__What is being asked__: From the listing below, return each line that includes "this".

Source code of charts
* BEGIN *

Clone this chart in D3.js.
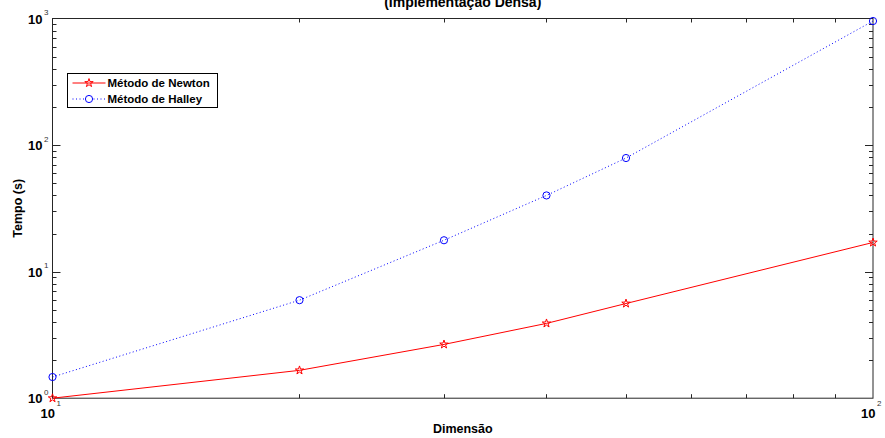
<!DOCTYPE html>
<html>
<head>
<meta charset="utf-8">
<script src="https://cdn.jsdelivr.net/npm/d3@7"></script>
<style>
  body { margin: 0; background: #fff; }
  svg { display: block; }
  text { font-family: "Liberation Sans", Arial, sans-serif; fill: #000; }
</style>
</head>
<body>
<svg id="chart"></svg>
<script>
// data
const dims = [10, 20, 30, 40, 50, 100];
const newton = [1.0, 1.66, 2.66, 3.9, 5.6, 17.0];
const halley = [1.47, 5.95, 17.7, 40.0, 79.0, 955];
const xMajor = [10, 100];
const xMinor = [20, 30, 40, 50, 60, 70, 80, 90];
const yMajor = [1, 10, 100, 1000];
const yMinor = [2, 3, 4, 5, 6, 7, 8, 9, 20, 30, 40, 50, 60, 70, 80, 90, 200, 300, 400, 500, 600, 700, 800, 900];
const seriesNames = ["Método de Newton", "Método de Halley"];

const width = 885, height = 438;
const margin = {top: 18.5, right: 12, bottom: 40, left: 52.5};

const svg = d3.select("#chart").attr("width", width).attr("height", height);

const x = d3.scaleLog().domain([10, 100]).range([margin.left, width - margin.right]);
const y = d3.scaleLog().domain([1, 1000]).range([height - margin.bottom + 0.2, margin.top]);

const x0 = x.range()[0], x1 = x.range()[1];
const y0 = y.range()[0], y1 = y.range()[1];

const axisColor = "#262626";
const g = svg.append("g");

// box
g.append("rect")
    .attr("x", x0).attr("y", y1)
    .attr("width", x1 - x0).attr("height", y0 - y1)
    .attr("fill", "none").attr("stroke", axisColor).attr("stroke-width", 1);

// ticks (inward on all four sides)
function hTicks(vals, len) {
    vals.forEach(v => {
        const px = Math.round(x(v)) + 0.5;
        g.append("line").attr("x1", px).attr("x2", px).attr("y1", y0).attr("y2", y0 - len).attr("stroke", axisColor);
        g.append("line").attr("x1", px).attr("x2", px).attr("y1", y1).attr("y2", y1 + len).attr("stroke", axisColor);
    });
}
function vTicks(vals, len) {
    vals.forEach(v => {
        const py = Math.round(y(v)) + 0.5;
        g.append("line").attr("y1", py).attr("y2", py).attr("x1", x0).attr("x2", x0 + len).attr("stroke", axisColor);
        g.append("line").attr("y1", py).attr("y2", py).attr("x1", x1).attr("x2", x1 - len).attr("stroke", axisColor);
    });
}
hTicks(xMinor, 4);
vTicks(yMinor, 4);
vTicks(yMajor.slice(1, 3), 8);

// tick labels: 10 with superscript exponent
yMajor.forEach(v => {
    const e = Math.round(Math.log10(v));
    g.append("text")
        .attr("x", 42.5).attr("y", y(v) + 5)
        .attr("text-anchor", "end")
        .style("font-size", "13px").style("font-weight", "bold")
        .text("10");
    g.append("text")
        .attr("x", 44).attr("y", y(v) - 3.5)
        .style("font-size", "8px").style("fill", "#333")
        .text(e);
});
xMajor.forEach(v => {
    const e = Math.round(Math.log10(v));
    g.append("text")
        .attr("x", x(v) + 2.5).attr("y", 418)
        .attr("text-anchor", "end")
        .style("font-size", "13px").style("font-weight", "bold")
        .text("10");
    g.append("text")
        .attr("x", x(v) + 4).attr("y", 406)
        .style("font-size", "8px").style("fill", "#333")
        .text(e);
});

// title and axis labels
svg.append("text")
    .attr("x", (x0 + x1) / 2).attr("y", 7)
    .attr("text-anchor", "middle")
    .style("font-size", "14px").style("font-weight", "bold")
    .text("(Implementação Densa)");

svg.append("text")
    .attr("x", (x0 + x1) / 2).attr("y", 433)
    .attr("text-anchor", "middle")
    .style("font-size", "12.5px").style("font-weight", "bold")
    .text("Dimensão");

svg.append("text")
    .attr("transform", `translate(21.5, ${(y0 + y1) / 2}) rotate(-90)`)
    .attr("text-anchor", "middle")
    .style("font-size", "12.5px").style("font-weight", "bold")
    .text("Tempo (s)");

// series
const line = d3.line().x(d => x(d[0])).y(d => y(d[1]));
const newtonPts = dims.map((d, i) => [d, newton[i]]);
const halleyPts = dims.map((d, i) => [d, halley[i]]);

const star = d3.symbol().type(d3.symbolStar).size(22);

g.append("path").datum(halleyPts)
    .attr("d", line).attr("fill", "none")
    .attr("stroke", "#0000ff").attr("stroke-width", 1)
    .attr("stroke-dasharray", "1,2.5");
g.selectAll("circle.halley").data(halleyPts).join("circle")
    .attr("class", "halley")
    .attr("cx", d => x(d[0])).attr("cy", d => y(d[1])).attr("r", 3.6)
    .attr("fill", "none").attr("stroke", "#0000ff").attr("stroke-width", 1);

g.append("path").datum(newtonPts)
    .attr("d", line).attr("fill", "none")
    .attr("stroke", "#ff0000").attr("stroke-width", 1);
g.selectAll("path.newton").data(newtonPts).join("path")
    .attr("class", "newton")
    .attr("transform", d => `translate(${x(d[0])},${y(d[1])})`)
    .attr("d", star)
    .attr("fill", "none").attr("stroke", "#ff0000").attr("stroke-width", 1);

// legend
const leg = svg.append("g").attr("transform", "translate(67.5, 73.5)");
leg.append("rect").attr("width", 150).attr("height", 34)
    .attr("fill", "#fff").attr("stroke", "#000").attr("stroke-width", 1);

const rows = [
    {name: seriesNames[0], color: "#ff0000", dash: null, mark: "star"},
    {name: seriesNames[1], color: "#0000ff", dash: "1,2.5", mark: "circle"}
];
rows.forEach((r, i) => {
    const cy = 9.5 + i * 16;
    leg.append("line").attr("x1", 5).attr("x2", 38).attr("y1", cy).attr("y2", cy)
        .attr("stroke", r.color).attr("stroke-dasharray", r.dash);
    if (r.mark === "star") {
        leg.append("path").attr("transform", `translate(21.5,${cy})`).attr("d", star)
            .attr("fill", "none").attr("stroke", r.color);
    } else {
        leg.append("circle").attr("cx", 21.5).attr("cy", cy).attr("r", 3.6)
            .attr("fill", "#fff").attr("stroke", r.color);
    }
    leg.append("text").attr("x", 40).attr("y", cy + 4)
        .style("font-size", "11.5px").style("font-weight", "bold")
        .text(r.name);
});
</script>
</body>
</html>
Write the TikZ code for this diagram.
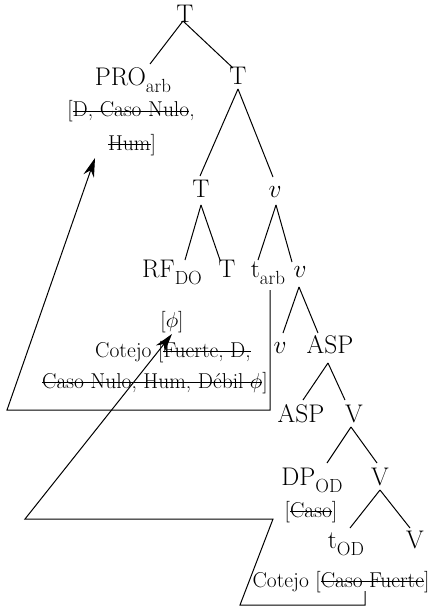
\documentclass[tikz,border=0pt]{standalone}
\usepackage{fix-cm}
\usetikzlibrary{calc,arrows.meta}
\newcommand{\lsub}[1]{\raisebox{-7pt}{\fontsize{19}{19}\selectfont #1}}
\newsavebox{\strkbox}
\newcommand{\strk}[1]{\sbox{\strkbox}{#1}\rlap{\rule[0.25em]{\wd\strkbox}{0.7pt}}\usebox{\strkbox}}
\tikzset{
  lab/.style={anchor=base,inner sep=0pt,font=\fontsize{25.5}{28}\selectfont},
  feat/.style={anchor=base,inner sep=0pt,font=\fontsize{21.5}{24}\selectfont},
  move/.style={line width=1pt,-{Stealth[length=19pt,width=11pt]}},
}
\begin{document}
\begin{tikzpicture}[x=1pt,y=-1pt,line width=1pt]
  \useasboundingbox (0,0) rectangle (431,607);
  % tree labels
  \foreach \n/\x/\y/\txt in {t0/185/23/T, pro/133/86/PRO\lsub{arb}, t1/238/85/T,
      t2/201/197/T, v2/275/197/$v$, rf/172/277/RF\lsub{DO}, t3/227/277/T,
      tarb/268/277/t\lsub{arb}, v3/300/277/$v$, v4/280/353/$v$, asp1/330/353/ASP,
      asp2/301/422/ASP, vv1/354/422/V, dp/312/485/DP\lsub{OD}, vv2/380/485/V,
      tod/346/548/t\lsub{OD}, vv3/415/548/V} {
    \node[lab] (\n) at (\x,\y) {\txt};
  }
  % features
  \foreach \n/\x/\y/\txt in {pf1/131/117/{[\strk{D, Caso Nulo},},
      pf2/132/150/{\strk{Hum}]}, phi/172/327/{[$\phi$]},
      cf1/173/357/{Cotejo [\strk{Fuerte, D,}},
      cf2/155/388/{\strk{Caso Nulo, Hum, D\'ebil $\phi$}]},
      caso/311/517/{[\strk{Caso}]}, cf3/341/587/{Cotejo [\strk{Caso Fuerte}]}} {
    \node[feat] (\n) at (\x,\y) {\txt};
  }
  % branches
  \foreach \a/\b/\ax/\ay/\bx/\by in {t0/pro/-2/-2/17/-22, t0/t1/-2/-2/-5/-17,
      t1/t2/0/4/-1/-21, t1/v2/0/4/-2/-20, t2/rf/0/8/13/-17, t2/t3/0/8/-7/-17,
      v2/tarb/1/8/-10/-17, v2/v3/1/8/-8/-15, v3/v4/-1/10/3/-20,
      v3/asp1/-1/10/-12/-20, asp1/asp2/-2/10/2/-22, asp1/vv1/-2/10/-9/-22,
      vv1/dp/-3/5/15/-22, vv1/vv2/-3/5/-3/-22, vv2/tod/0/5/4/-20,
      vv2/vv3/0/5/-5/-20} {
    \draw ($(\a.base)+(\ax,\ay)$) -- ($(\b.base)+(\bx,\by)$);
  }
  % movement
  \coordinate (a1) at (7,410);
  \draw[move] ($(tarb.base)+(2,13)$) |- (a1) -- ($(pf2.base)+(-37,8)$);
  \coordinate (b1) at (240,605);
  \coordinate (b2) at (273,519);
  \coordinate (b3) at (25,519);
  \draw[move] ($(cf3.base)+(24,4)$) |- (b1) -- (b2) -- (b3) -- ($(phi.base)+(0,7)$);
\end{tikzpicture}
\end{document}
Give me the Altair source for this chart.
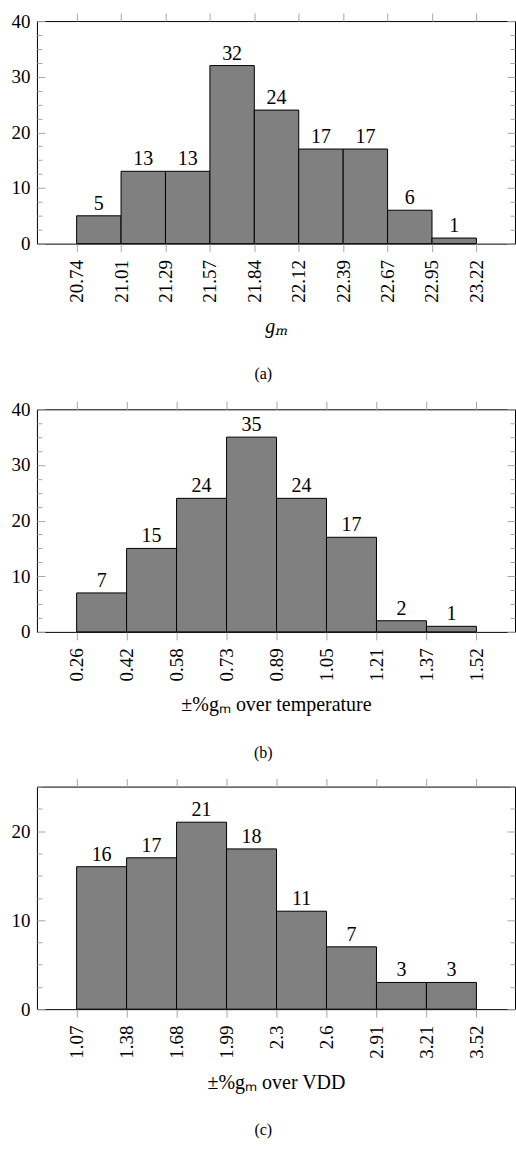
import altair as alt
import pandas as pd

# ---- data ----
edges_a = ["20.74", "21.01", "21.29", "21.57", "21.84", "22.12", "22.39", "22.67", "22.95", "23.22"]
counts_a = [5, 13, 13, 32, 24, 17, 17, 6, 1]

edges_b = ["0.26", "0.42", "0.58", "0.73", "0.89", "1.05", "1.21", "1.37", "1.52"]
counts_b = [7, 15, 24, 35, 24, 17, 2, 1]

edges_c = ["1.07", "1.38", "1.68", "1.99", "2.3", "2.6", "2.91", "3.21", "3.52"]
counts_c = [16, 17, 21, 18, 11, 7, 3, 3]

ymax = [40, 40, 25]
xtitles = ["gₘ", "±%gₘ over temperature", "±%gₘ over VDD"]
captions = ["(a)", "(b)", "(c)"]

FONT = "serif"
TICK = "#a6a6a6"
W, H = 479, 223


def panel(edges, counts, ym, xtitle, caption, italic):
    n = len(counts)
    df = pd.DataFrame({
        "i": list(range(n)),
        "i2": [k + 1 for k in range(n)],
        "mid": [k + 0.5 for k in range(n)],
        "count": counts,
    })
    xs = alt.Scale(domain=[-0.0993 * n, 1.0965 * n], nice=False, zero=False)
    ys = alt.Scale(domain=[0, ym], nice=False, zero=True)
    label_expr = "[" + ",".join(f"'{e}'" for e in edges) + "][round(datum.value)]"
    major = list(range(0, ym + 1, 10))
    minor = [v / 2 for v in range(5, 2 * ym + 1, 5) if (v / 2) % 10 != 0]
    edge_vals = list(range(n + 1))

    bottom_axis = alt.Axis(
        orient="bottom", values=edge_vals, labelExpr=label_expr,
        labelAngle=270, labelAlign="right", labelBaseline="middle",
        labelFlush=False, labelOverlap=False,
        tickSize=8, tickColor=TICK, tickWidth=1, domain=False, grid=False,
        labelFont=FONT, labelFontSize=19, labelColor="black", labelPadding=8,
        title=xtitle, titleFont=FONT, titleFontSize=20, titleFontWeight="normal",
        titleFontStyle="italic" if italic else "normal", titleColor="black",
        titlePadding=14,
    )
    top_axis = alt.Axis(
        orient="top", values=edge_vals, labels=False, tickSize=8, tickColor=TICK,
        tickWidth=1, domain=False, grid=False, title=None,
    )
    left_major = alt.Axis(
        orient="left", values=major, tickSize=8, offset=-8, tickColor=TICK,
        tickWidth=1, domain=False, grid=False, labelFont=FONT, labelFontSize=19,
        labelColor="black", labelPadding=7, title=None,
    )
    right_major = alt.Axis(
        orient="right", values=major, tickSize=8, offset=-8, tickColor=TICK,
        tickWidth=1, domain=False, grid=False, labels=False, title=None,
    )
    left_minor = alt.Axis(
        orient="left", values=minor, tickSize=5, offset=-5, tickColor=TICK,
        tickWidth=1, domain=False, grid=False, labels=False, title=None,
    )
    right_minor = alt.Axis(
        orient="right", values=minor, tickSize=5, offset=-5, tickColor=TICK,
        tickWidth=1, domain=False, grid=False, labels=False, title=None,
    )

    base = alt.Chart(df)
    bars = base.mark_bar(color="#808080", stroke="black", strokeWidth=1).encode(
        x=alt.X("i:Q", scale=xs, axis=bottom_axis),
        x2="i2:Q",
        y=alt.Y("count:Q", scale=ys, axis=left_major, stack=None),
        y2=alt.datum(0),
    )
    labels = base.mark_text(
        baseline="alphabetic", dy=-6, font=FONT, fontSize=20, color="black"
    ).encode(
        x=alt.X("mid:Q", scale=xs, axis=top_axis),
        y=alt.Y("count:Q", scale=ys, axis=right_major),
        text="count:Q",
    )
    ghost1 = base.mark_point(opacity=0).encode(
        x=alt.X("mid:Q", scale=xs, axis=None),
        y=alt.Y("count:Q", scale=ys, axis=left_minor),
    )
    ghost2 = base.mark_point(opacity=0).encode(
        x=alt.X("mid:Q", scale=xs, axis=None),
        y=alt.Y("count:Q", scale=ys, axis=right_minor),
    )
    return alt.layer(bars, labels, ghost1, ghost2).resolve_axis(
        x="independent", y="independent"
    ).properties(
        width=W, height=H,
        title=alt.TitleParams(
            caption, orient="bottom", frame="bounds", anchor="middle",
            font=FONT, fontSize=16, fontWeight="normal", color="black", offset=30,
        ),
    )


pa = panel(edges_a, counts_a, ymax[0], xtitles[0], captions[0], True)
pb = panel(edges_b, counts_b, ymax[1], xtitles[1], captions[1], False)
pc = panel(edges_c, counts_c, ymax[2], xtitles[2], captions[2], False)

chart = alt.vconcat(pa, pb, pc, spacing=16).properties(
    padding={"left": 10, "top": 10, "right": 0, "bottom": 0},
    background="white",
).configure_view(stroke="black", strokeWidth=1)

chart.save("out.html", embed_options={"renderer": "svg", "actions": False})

* END *

__Solved exercise__:
Clone this chart in D3.js.
Write the TikZ code for this diagram.
Give me the Altair source for this chart.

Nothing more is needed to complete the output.